(Dataset excerpt)
::::::::::

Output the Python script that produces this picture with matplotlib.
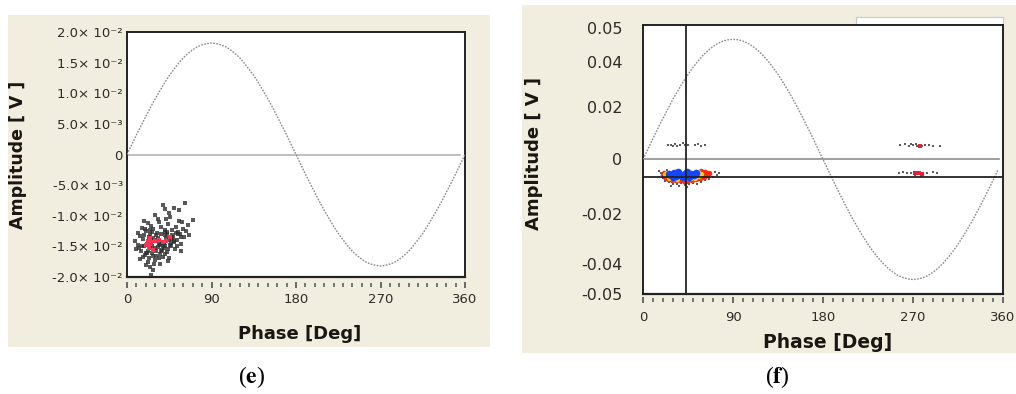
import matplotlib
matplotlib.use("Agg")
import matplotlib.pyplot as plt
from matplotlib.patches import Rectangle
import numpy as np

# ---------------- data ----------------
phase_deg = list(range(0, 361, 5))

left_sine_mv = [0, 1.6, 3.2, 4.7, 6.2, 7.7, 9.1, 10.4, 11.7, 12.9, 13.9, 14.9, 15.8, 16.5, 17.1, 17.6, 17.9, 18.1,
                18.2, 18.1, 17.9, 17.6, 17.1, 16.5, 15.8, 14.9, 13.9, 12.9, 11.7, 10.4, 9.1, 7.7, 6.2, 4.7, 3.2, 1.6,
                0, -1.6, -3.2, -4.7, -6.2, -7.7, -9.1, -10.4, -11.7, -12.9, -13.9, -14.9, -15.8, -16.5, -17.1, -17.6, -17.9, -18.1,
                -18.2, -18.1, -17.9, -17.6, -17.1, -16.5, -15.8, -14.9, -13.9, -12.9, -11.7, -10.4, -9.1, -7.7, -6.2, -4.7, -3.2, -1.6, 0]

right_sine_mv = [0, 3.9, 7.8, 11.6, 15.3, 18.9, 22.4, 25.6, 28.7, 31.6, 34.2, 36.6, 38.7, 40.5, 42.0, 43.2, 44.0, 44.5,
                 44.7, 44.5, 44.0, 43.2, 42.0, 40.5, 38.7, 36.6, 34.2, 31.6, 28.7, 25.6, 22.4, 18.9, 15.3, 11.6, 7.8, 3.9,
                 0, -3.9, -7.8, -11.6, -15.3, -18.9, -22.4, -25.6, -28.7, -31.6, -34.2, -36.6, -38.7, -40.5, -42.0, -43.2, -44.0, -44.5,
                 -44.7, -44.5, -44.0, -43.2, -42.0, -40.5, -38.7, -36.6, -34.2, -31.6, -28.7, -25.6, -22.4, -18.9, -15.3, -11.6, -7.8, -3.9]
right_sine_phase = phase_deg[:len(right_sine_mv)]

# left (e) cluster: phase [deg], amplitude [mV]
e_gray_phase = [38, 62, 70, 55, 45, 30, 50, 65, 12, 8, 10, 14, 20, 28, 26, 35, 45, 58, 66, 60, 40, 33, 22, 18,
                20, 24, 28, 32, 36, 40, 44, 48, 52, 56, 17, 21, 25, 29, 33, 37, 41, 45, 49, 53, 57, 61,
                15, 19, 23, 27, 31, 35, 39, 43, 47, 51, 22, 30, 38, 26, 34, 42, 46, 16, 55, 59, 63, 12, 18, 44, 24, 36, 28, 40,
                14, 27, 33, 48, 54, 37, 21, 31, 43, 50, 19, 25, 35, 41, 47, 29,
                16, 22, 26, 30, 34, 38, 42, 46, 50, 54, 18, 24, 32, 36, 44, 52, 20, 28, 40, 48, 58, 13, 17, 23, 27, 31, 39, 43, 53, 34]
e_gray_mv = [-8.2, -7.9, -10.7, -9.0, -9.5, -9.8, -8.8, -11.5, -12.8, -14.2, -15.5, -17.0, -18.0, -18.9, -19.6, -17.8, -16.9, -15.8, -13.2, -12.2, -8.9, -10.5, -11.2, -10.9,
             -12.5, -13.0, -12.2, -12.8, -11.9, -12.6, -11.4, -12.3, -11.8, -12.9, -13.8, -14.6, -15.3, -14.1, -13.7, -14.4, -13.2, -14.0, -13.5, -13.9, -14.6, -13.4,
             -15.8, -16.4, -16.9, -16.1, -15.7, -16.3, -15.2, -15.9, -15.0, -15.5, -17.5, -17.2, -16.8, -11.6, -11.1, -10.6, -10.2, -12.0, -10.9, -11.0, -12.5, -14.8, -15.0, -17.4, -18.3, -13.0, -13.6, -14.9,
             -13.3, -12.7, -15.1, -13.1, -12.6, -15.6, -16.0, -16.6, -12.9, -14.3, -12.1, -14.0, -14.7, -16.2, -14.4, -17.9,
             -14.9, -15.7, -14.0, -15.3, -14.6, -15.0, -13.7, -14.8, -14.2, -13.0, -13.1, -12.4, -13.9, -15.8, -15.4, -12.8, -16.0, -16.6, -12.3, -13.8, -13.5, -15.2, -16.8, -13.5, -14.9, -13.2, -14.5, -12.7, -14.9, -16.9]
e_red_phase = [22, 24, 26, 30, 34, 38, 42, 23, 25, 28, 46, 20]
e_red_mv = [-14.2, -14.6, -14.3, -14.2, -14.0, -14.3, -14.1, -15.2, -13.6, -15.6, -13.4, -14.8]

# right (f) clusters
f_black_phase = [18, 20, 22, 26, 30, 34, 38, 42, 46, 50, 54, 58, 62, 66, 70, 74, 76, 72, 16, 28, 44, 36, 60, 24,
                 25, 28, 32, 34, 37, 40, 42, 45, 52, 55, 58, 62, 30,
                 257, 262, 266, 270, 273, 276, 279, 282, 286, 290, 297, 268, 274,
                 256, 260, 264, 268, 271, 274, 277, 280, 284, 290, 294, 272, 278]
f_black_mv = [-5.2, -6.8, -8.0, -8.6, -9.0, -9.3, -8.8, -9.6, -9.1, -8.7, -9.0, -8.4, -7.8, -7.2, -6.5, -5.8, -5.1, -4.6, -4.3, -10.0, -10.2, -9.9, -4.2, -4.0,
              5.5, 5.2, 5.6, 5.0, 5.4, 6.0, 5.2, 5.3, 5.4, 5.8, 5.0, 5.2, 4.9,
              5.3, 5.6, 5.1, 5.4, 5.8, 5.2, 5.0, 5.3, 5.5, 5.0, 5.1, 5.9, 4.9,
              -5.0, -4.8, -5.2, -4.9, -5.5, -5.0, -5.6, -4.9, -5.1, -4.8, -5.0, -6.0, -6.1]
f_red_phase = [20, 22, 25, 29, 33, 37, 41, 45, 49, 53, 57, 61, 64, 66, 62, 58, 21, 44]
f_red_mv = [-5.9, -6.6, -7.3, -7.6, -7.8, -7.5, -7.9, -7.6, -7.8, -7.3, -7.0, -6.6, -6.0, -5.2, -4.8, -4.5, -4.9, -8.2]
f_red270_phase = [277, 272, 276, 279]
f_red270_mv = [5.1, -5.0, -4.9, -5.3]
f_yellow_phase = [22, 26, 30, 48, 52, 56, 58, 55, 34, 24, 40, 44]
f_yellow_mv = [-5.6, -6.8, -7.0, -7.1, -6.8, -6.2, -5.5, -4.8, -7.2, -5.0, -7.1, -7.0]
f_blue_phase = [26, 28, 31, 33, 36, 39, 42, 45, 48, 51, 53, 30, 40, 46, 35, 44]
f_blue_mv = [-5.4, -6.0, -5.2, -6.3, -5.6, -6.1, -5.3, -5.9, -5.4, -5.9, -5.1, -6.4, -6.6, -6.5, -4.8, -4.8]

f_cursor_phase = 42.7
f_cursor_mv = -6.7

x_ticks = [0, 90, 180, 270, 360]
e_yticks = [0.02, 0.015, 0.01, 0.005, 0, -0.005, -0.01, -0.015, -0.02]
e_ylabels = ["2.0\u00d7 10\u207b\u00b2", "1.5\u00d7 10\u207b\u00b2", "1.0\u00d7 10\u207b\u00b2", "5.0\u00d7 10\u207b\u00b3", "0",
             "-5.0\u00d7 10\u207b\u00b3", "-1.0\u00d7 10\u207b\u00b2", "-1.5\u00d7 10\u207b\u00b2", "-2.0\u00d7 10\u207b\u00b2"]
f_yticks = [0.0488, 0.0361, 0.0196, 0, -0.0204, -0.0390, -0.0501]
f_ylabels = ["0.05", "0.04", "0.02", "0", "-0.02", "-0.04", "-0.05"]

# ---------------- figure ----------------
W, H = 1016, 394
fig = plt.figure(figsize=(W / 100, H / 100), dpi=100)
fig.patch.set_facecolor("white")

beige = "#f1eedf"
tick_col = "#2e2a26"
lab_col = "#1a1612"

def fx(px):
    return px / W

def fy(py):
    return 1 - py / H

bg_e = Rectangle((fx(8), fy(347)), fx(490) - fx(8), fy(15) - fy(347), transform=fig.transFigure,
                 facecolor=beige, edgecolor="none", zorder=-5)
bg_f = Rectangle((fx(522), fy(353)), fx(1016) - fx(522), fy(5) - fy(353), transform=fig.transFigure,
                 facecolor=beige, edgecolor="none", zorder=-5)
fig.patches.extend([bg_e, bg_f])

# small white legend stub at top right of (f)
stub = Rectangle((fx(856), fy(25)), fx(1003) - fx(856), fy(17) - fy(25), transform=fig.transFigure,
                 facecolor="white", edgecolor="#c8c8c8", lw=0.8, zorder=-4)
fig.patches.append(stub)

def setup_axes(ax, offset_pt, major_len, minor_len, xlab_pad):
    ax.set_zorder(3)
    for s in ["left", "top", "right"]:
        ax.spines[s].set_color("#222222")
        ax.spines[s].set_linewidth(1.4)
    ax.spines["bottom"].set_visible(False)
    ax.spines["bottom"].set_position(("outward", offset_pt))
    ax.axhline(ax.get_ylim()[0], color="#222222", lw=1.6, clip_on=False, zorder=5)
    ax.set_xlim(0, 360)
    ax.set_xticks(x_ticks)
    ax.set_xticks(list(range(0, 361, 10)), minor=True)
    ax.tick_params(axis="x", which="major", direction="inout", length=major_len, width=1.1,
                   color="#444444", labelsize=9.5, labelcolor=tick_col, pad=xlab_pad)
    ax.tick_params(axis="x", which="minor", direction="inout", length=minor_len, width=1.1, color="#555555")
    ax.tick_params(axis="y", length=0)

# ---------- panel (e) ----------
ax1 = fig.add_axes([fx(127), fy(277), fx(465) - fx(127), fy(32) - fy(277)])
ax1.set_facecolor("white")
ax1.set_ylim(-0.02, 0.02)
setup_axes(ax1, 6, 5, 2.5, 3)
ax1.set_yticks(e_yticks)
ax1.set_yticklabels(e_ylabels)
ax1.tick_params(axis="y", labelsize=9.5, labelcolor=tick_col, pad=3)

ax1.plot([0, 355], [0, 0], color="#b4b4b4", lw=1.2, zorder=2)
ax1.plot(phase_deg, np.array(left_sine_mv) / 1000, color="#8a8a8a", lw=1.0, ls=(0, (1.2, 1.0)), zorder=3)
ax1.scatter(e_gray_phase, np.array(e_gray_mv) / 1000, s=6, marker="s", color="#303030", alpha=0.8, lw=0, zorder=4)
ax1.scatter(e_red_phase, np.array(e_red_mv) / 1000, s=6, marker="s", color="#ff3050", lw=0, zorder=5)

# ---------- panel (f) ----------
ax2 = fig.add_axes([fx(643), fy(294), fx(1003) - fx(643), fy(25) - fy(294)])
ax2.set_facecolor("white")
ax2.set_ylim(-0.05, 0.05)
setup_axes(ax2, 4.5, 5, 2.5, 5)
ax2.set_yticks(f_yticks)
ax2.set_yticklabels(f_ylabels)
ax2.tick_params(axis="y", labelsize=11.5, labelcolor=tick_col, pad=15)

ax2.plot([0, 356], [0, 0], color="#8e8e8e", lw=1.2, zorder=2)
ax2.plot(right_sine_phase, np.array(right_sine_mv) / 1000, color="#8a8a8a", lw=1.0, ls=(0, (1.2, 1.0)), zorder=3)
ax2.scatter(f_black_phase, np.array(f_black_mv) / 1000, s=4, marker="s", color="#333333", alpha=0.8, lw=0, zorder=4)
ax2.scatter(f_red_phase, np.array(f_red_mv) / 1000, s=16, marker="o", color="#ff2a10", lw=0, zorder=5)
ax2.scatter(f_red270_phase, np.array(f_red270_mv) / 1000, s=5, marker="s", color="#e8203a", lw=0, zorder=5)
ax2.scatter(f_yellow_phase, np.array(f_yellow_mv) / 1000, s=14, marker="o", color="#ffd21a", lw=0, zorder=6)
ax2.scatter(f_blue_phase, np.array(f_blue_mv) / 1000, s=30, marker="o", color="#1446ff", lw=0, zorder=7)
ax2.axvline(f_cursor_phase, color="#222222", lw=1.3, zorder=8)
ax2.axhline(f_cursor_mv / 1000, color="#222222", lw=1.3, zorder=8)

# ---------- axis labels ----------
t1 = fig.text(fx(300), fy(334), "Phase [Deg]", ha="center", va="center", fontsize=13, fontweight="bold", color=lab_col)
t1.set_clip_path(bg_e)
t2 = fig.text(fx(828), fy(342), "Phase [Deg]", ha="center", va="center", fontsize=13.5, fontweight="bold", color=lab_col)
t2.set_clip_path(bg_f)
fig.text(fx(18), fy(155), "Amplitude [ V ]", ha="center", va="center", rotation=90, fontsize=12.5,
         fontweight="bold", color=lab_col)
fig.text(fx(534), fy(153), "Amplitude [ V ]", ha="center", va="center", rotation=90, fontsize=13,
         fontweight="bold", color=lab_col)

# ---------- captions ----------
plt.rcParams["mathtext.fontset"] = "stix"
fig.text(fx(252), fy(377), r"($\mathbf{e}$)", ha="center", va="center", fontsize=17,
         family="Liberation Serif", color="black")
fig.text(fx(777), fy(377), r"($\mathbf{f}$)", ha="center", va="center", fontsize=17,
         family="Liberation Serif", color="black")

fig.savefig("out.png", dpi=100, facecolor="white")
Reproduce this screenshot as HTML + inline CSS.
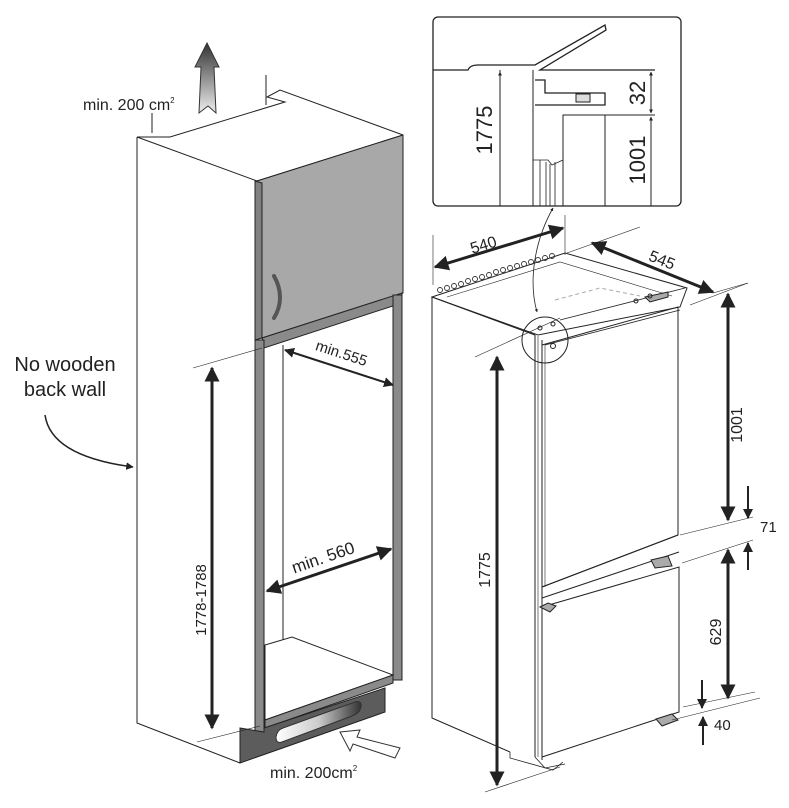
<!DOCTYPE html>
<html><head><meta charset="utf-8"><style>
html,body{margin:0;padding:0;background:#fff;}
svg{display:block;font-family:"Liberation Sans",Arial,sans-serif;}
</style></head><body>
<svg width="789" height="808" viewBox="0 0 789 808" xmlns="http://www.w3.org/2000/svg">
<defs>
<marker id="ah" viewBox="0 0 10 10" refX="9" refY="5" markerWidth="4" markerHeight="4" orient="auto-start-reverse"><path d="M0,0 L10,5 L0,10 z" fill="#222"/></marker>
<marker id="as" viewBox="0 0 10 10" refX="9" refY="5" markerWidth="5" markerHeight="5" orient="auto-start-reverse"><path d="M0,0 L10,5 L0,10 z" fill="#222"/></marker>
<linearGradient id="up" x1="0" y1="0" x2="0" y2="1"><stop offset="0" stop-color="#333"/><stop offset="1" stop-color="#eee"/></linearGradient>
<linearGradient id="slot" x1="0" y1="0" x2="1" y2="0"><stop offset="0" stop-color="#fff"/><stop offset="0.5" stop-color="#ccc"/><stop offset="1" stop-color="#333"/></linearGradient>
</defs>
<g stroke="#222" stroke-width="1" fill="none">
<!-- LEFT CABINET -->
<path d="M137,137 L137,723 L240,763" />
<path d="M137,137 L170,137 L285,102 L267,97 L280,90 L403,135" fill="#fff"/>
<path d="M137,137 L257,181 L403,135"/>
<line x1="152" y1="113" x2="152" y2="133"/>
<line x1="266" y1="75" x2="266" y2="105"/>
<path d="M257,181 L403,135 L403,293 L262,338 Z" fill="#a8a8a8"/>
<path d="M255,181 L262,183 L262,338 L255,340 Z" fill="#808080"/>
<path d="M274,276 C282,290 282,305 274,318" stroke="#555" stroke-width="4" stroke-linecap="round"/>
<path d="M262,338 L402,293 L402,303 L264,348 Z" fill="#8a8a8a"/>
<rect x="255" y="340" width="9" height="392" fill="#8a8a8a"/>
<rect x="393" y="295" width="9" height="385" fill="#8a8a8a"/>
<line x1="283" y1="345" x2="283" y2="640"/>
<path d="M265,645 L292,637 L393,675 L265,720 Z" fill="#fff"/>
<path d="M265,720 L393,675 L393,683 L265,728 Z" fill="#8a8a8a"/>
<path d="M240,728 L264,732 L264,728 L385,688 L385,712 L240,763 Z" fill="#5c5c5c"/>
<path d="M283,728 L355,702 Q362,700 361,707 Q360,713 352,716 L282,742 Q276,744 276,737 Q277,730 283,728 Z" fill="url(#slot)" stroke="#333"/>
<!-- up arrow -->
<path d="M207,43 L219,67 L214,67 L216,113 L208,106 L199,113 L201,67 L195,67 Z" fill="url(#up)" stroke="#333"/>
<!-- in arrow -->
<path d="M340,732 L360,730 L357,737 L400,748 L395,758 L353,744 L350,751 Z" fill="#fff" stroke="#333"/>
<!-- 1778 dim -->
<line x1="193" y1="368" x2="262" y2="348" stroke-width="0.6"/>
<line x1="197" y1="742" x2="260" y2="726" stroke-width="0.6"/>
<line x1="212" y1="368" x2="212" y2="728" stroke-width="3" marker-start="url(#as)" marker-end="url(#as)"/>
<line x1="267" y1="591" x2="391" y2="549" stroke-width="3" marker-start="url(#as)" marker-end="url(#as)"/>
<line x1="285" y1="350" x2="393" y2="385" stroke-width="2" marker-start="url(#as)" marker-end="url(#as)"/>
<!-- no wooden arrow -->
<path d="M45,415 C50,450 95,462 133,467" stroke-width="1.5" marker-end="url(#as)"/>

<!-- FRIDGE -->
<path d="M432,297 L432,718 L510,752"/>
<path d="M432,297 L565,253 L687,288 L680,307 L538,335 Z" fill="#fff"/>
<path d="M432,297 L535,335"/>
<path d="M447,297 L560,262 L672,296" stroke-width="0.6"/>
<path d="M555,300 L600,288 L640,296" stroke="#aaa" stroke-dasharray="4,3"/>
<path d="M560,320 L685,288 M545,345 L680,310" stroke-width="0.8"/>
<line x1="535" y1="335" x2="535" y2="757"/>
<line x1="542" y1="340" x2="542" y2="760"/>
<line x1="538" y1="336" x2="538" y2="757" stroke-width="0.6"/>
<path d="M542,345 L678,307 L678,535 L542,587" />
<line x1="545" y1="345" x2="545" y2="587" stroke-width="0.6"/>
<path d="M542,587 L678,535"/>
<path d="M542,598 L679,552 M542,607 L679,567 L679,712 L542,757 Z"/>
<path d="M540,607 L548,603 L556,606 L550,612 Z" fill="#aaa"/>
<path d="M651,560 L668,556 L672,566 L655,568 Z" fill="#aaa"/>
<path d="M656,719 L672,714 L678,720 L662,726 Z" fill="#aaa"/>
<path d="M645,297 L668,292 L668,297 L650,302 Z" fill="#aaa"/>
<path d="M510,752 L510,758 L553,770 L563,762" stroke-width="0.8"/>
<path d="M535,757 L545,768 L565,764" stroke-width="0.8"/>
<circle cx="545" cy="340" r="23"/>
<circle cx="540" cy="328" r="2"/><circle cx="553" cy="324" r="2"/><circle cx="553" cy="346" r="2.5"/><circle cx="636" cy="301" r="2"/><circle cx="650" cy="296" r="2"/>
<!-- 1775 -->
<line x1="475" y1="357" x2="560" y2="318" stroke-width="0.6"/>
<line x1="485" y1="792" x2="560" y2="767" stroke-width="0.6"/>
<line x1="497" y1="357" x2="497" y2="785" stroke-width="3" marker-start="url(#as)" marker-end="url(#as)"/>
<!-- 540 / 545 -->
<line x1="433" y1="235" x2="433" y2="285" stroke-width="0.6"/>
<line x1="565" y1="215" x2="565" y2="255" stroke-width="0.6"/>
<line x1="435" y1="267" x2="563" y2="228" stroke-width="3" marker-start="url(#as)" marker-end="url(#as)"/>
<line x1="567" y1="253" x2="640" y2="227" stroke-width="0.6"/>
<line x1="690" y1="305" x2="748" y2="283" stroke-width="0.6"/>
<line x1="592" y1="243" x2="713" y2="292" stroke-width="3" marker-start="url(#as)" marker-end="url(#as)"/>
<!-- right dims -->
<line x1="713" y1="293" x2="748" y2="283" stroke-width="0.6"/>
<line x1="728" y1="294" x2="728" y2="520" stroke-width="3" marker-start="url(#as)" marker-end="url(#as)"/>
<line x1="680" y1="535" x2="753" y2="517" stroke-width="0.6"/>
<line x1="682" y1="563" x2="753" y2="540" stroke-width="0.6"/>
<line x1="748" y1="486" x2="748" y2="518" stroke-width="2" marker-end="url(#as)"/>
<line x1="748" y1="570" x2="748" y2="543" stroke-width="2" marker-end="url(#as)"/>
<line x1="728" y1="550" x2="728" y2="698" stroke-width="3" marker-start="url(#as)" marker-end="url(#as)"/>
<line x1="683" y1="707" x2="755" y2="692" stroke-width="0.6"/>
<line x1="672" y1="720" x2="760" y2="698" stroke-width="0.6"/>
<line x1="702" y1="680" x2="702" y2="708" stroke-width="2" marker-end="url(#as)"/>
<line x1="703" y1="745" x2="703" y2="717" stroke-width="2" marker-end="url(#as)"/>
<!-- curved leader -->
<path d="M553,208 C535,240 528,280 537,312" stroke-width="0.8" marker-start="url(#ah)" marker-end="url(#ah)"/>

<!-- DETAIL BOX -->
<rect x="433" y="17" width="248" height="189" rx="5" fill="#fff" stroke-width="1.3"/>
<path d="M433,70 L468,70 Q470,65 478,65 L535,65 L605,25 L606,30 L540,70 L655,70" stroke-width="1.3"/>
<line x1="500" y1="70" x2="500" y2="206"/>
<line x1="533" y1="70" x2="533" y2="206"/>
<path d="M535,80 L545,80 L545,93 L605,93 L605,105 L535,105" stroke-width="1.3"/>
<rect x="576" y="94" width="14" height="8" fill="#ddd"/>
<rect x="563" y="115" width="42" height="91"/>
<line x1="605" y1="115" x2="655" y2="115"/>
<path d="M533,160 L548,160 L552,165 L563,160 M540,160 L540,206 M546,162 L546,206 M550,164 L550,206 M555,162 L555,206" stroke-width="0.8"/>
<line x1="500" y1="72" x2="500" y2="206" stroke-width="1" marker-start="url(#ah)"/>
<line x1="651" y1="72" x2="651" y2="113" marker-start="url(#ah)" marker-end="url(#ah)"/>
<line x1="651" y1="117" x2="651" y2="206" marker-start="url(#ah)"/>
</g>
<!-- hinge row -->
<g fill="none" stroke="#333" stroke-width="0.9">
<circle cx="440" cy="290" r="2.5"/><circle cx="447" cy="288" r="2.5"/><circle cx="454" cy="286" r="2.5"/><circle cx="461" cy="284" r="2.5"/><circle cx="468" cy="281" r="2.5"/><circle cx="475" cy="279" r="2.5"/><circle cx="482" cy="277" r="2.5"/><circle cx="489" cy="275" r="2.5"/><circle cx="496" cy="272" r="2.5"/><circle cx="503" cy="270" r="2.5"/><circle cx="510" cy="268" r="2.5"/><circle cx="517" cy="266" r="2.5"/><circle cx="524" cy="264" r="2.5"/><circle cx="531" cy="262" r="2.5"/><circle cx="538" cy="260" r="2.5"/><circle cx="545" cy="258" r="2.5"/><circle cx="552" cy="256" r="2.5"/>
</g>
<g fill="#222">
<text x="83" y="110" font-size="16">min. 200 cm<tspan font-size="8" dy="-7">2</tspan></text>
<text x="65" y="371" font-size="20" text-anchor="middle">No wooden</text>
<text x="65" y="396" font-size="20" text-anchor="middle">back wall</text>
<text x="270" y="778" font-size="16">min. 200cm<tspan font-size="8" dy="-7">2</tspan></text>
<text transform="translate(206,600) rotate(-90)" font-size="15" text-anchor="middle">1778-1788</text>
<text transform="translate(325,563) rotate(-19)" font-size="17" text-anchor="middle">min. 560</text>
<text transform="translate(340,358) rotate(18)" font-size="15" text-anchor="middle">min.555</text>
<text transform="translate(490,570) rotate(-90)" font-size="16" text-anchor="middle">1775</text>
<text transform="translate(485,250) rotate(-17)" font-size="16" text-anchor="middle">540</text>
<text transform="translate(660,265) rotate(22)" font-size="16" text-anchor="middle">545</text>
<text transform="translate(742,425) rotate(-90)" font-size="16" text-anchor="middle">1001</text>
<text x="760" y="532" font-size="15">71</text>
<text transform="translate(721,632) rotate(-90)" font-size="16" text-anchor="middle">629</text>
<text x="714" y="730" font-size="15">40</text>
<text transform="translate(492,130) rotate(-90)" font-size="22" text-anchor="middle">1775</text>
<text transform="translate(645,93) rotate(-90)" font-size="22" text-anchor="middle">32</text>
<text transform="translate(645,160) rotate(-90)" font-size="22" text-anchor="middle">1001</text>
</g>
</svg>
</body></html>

::::::::::

● **Aim of the task**
Using the entries above, return each line that includes the word "matplotlib".

● **Output below**
Output the Python script that produces this picture with matplotlib.
import matplotlib
matplotlib.use("Agg")
import matplotlib.pyplot as plt
from matplotlib.patches import Rectangle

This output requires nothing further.